TopOfTheCircle.com

Serving the scholastic field hockey and lacrosse community since 1998

Archive for May 25, 2019

May 25, 2019 — Notes on a semifinal round that was historic and a little weird

  • The last time an NCAA Final Four in women’s lacrosse was held at Homewood Field, the ancestral home of American lacrosse, was May of 2001. In the last game held there, the final between Maryland and Georgetown, both starting goalies — Alexis Venechanos and Bowen Holden — were pulled from the contest as their opposing teams made runs.
  • Oddly enough, none of the four starting goalies last night managed to play the entire game. Boston College’s Abbey Ngai was pulled in the first half for Lauren Daley after giving spotting UNC a six-goal lead, while Taylor Moreno of North Carolina was pulled for Elise Hennessey in the second half as the Eagles pulled themselves level in the second term. Mallory Weisse was pulled from the Northwestern goal as Maryland asserted its offensive dominance in the second half, while Maryland’s Megan Taylor was pulled in the final two minutes with the result secured.
  • Speaking of results, the two semifinal games were the highest-scoring NCAA semifinal round games in history.

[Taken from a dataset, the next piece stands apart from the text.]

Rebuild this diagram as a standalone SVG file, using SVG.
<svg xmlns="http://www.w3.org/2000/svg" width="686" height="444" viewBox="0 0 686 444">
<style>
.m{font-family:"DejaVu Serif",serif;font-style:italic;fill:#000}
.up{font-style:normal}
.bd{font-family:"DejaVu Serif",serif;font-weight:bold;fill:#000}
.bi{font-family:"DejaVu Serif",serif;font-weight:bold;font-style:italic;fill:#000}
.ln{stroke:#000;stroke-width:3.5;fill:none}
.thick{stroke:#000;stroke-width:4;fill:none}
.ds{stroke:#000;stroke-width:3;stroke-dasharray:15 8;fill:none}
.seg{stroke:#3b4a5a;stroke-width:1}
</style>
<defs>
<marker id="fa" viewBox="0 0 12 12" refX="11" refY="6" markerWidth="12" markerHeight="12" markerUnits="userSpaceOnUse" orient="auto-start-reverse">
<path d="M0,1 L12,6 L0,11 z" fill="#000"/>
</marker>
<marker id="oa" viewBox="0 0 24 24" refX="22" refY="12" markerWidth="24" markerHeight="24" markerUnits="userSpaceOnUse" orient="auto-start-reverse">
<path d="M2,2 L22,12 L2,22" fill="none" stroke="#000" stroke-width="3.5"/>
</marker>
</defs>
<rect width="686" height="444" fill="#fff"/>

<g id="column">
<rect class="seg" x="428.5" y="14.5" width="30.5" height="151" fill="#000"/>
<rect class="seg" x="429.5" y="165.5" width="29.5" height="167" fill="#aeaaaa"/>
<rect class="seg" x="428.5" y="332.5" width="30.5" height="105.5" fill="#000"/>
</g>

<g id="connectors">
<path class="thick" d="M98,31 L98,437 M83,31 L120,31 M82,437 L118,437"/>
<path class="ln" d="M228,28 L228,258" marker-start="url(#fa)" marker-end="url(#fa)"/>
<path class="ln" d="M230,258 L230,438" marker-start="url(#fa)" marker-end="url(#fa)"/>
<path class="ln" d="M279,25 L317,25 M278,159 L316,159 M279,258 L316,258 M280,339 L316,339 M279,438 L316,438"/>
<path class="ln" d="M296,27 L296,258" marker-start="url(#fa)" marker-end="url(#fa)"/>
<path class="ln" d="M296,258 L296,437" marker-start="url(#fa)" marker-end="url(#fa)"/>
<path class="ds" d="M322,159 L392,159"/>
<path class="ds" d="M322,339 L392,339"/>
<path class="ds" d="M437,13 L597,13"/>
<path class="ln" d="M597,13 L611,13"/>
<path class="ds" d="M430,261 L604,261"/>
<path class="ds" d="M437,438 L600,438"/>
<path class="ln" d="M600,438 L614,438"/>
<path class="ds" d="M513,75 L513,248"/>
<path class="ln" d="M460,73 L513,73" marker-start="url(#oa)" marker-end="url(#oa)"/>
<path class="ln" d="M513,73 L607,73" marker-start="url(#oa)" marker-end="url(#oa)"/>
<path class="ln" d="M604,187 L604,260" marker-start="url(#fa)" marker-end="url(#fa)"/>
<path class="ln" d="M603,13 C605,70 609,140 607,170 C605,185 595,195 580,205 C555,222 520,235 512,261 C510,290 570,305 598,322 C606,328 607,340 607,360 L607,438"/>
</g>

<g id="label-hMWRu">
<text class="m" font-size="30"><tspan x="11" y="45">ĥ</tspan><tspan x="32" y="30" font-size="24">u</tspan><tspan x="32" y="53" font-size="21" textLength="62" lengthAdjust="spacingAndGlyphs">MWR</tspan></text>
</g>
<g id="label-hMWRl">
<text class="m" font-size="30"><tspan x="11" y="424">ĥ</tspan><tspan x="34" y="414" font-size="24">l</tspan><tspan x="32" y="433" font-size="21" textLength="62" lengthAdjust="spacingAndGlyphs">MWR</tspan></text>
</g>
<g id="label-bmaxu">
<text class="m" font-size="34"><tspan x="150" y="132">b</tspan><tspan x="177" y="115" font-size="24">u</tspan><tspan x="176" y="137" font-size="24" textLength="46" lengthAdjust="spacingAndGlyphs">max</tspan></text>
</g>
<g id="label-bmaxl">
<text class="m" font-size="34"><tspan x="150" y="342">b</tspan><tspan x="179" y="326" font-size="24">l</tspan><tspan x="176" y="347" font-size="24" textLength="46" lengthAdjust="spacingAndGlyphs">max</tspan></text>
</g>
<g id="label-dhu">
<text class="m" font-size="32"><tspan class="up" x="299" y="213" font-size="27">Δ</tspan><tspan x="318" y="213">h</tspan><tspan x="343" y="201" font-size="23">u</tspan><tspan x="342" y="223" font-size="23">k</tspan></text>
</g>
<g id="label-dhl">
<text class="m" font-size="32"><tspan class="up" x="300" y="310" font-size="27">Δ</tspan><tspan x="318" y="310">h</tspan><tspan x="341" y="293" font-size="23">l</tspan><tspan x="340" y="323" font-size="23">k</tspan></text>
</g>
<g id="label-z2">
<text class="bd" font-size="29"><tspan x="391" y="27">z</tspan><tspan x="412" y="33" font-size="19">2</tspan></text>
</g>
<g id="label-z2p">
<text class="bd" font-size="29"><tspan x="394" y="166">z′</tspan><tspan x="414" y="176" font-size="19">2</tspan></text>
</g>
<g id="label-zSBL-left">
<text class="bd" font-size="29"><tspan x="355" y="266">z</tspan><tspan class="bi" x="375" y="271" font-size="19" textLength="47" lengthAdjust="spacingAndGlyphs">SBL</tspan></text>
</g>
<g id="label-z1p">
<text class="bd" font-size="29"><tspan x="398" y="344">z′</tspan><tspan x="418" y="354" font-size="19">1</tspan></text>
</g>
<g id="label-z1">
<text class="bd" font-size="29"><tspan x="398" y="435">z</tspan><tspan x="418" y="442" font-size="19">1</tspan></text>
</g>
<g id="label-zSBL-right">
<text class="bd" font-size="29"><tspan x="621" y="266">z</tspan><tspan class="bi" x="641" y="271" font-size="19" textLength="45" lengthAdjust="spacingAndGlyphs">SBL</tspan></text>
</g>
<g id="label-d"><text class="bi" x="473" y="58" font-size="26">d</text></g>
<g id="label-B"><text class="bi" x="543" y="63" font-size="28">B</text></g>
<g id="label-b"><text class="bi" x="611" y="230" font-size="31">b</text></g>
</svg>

The four teams combined for 69 goals, more than 17 goals per team on average, which has not happened in any of the three NCAA divisions.
  • Indeed, there was almost an historical oddity: never have all four national semifinalists ever scored 15 goals in their games. Northwestern fell two short of joining its three sister teams in the feat.

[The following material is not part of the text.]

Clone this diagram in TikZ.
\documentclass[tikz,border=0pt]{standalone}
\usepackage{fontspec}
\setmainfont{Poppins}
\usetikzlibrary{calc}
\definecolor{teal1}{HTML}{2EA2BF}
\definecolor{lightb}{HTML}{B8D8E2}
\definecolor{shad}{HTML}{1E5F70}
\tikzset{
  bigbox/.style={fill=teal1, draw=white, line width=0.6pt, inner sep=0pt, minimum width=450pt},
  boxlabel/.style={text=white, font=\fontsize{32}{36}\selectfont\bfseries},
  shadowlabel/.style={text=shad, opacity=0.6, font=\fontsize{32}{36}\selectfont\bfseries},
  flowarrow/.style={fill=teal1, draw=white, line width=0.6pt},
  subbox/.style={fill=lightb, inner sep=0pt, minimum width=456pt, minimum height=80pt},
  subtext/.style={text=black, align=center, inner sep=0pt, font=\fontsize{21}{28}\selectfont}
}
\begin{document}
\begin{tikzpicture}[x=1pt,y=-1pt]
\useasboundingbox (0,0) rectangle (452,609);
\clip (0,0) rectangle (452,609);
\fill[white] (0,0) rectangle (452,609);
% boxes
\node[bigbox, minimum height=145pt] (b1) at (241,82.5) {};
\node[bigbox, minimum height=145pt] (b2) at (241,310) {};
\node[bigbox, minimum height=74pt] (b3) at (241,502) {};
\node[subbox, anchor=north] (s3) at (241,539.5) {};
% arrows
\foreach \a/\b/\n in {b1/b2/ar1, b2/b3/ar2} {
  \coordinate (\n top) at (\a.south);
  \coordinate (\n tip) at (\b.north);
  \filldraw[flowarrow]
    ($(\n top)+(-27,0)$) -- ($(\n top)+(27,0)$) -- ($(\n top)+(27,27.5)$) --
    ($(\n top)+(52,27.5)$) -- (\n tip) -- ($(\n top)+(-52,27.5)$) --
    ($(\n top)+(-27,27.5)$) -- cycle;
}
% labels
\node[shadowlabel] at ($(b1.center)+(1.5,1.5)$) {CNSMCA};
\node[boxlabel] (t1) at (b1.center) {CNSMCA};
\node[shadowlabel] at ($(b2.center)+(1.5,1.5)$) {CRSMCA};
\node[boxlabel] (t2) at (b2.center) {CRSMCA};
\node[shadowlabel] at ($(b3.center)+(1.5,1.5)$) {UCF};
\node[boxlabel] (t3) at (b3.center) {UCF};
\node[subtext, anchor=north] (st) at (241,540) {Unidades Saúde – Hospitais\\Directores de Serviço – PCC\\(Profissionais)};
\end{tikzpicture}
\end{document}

  • That’s because the Wildcats went scoreless the last 19 minutes of the match, a power outage that is going to be the team’s main focus of motivation and conversation between now and the start of fall-ball.

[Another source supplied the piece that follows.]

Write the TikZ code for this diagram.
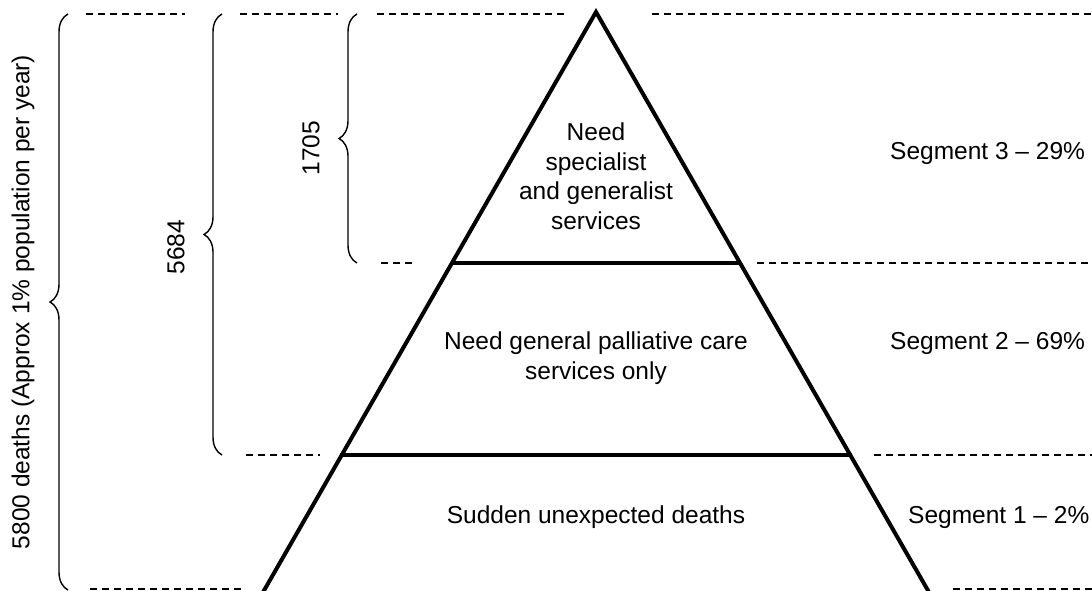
\documentclass[tikz,border=0pt]{standalone}
\usepackage{fontspec}
\setmainfont{Liberation Sans}
\usetikzlibrary{calc,decorations.pathreplacing}
\begin{document}
\begin{tikzpicture}[x=1pt,y=-1pt,
  every node/.style={font=\fontsize{24.5}{29.5}\selectfont, inner sep=0pt},
  edge/.style={line width=4pt, line join=miter},
  guide/.style={line width=1.6pt, dash pattern=on 7pt off 5pt},
  span/.style={line width=1.4pt, decorate, decoration={brace, amplitude=18pt}},
  inside/.style={align=center, anchor=center},
  seglabel/.style={anchor=west}]
\useasboundingbox (0,0) rectangle (1092,591);

% pyramid outline
\coordinate (apex) at (596,12);
\coordinate (bl) at (262,594);
\coordinate (br) at (930,594);
\coordinate (l3) at (451,263);
\coordinate (r3) at (741,263);
\coordinate (l2) at (340,455);
\coordinate (r2) at (852,455);
\draw[edge] (bl) -- (apex) -- (br);
\draw[edge] (l3) -- (r3);
\draw[edge] (l2) -- (r2);

% dashed level guides
\draw[guide] (86,14) -- (185,14);
\draw[guide] (240,14) -- (338,14);
\draw[guide] (377,14) -- (568,14);
\draw[guide] (652,14) -- (1092,14);
\draw[guide] (381,263) -- (414,263);
\draw[guide] (757,263) -- (1092,263);
\draw[guide] (246,455) -- (320,455);
\draw[guide] (874,455) -- (1092,455);
\draw[guide] (90,589) -- (243,589);
\draw[guide] (953,589) -- (1092,589);

% braces spanning the segments
\coordinate (b1s) at (68,590); \coordinate (b1e) at (68,14);
\coordinate (b2s) at (222,455); \coordinate (b2e) at (222,14);
\coordinate (b3s) at (357,263); \coordinate (b3e) at (357,14);
\draw[span] (b1s) -- (b1e);
\draw[span] (b2s) -- (b2e);
\draw[span] (b3s) -- (b3e);

% brace labels
\node[rotate=90] (total) at (23,302) {5800 deaths (Approx 1\% population per year)};
\node[rotate=90] (mid) at (176,247) {5684};
\node[rotate=90] (top) at (311,148) {1705};

% segment contents
\node[inside] (s3) at (596,176) {Need\\specialist\\and generalist\\services};
\node[inside] (s2) at (596,358) {Need general palliative care\\services only};
\node[inside] (s1) at (596,517) {Sudden unexpected deaths};

% segment shares
\node[seglabel] (p3) at (890,153) {Segment 3 -- 29\%};
\node[seglabel] (p2) at (890,343) {Segment 2 -- 69\%};
\node[seglabel] (p1) at (908,517) {Segment 1 -- 2\%};
\end{tikzpicture}
\end{document}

  • Northwestern fell despite having a minor edge in the center draw; the Wildcats had 20 controls and Maryland 19, and the Wildcat midfielders managed to hold the Terps’ Kali Hartshorn to five draws controlled. But Maryland’s Lizzie Colson and Erica Evans were also credited with five draw controls each.
  • The final several minutes of regulation and overtime in the Carolina-BC game were about attacking “the wedge,” that area of about 33 3/4 degrees from the edge of the fan to goal-line extended on either side of the crease. Usually, it’s a pretty difficult shot because of the tight angle, but Sam Apuzzo, on the game-winning goal, was able to make it work.
  • The second game was delayed some 20 minutes because of an unusual event: the first time a substitute was made for a shot clock.